▶ Do this: Leave out the pictures and retype only the lines from the opening line to the line that holds "right_lim = (W - first) / step", both ends included.

▶ Data extract:
## begin

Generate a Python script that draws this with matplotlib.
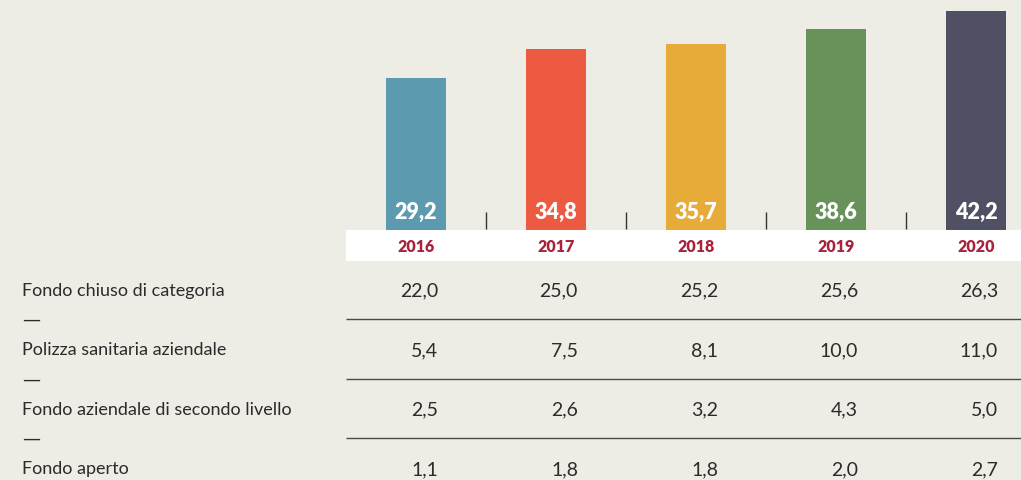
import numpy as np
import matplotlib.pyplot as plt

years = ["2016", "2017", "2018", "2019", "2020"]
totals = [29.2, 34.8, 35.7, 38.6, 42.2]
bar_colors = ["#5c9aaf", "#ec5b41", "#e6ab39", "#67925a", "#4f5063"]

rows = ["Fondo chiuso di categoria",
        "Polizza sanitaria aziendale",
        "Fondo aziendale di secondo livello",
        "Fondo aperto"]
table = [
    [22.0, 25.0, 25.2, 25.6, 26.3],
    [5.4, 7.5, 8.1, 10.0, 11.0],
    [2.5, 2.6, 3.2, 4.3, 5.0],
    [1.1, 1.8, 1.8, 2.0, 2.7],
]

BG = "#edece5"
RED = "#a8233c"
INK = "#2b2b2b"
FONT = ["Lato", "DejaVu Sans"]

W, H = 1021, 481
fig = plt.figure(figsize=(W / 100, H / 100), dpi=100, facecolor=BG)


def px_axes(x0, y0, x1, y1):
    # axes placed by pixel box (top-left origin)
    return fig.add_axes([x0 / W, 1 - y1 / H, (x1 - x0) / W, (y1 - y0) / H])


def fmt(v):
    return f"{v:.1f}".replace(".", ",")


step = 140.0
first = 416.0
xs = np.arange(len(years))
right_lim = (W - first) / step

# bars
ax = px_axes(346, 0, W, 231)
ax.set_facecolor(BG)
ax.bar(xs, totals, width=60 / step, color=bar_colors)
ax.set_xlim(-70 / step, right_lim)
ax.set_ylim(0, 231 / 5.2)
ax.vlines(xs[:-1] + 0.5, 0.2, 3.4, color="#333333", lw=1.0)
for x, v in zip(xs, totals):
    ax.annotate(fmt(v), (x, 0), xytext=(0, 13.5), textcoords="offset points",
                ha="center", va="center", color="white", fontsize=15.5,
                fontweight="heavy", family=FONT)
ax.axis("off")

# year band
band = px_axes(346, 231, W, 262)
band.set_facecolor("white")
band.set_xlim(-70 / step, right_lim)
band.set_ylim(0, 1)
for x, y in zip(xs, years):
    band.text(x, 0.47, y, ha="center", va="center", color=RED,
              fontsize=11.5, fontweight="heavy", family=FONT)
band.set_xticks([])
band.set_yticks([])
for s in band.spines.values():
    s.set_visible(False)

# table
row_gap = 59.5
tab = px_axes(0, 262, W, H)
tab.set_facecolor("none")
tab.set_xlim(-first / step, right_lim)
tab.set_ylim((H - 291) / row_gap, (262 - 291) / row_gap)
tab.axis("off")
lab_x = (22 - first) / step
for r, (name, vals) in enumerate(zip(rows, table)):
    tab.text(lab_x, r, name, ha="left", va="center", color=INK,
             fontsize=13, family=FONT)
    for x, v in zip(xs, vals):
        tab.text(x + 22 / step, r, fmt(v), ha="right", va="center",
                 color=INK, fontsize=14, family=FONT)
    if r < len(rows) - 1:
        tab.text(lab_x, r + 0.49, "—", ha="left", va="center",
                 color=INK, fontsize=13, family="DejaVu Sans")
        tab.hlines(r + 0.49, -70 / step, right_lim, color="#4a4a4a", lw=1.0)

fig.savefig("out.png", dpi=100, facecolor=BG)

## end

▶ Reply:
Generate a Python script that draws this with matplotlib.
import numpy as np
import matplotlib.pyplot as plt

years = ["2016", "2017", "2018", "2019", "2020"]
totals = [29.2, 34.8, 35.7, 38.6, 42.2]
bar_colors = ["#5c9aaf", "#ec5b41", "#e6ab39", "#67925a", "#4f5063"]

rows = ["Fondo chiuso di categoria",
        "Polizza sanitaria aziendale",
        "Fondo aziendale di secondo livello",
        "Fondo aperto"]
table = [
    [22.0, 25.0, 25.2, 25.6, 26.3],
    [5.4, 7.5, 8.1, 10.0, 11.0],
    [2.5, 2.6, 3.2, 4.3, 5.0],
    [1.1, 1.8, 1.8, 2.0, 2.7],
]

BG = "#edece5"
RED = "#a8233c"
INK = "#2b2b2b"
FONT = ["Lato", "DejaVu Sans"]

W, H = 1021, 481
fig = plt.figure(figsize=(W / 100, H / 100), dpi=100, facecolor=BG)


def px_axes(x0, y0, x1, y1):
    # axes placed by pixel box (top-left origin)
    return fig.add_axes([x0 / W, 1 - y1 / H, (x1 - x0) / W, (y1 - y0) / H])


def fmt(v):
    return f"{v:.1f}".replace(".", ",")


step = 140.0
first = 416.0
xs = np.arange(len(years))
right_lim = (W - first) / step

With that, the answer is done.